There is a very memorable scene in the middle of the movie where conflict between modern society (Gabi) and nature (Barend) leads to a beautiful rant by Barend where he acts as the protector of Earth’s life. In this rant he pretty much explains the Gaia Hypothesis in a very passionate personal way that struck me to my core and made me believe that there truly is something more to the earth than we, modern humans, fail to see. This hit as more of a psychological horror, to think that the Earth is a greater being than humans and will eventually get rid of us for good. For me, this conflict and rant is the most memorable part of the movie as it set the tone for the rest that was to come. In the end, it is hard to choose a side between Gabi and Barend, because they are two completely outlooks on life and they all depend on how one was taught to see the world. It is this conflict that is interesting to see brew in Stefan as he is torn between his dad and Gabi. In the end, I feel like the end provided a compromise between modern vs nature, in that Stefan ends up going to the modern world but appears to still carry nature throughout him. It is a very cliché ending that seems to set up the movie for a second part.
While I feel like the movie fails in capturing an interesting, progressive narrative, it did a great job in getting me to experience the horrors of the forest. From the lighting, camera angles, transitions, to the acting it all did a splendid job in getting me immersed into the movie. Most of found myself wondering what was really going on in the forest, and I feel like this exactly what the director wanted us to feel. He wanted to put us in the shoes of Gabi who was constantly lost and confused. As I said earlier, the character development and plot progression are lackluster and obvious. If you have ever seen other horror movies you will find that Gaia follows the formula for creating horror. There was really nothing that surprised or shocked me. Therefore, I was unsatisfied with the horror of the movie, having watched the trailer, the movie undelivered on what the trailer had built hype for. There were very few moments of action and when action did happen it was underwhelming. Having said all that, the score for the movie was very good.

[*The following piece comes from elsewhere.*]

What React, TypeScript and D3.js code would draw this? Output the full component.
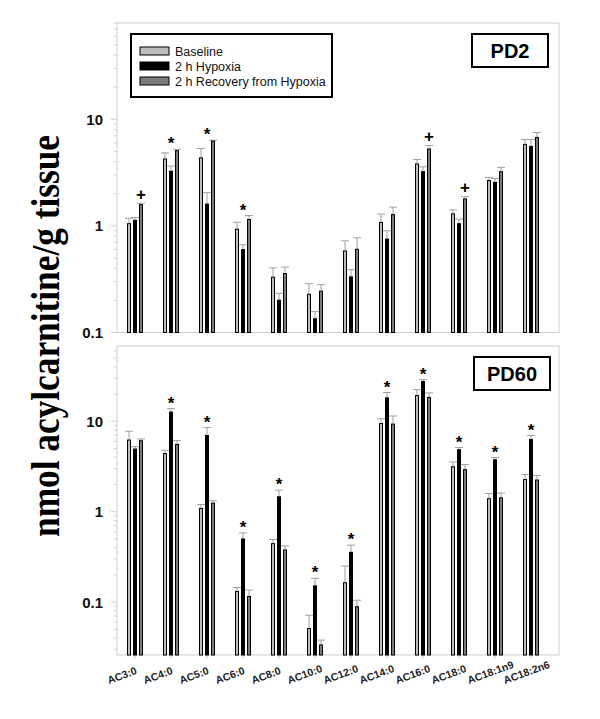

The tense music made you feel that something was coming that there was always imminent danger to the characters. It is sad to say that scenes didn’t maximize the potential of the music that went along with it.
Overall, I wouldn’t say the movie is a must watch by any means, but if you enjoy ecological horror that focuses more on the experience of the viewer than the progression of plot and character development. Then this movie should be added to your list, otherwise it a semi-waste 1 and ½ hours.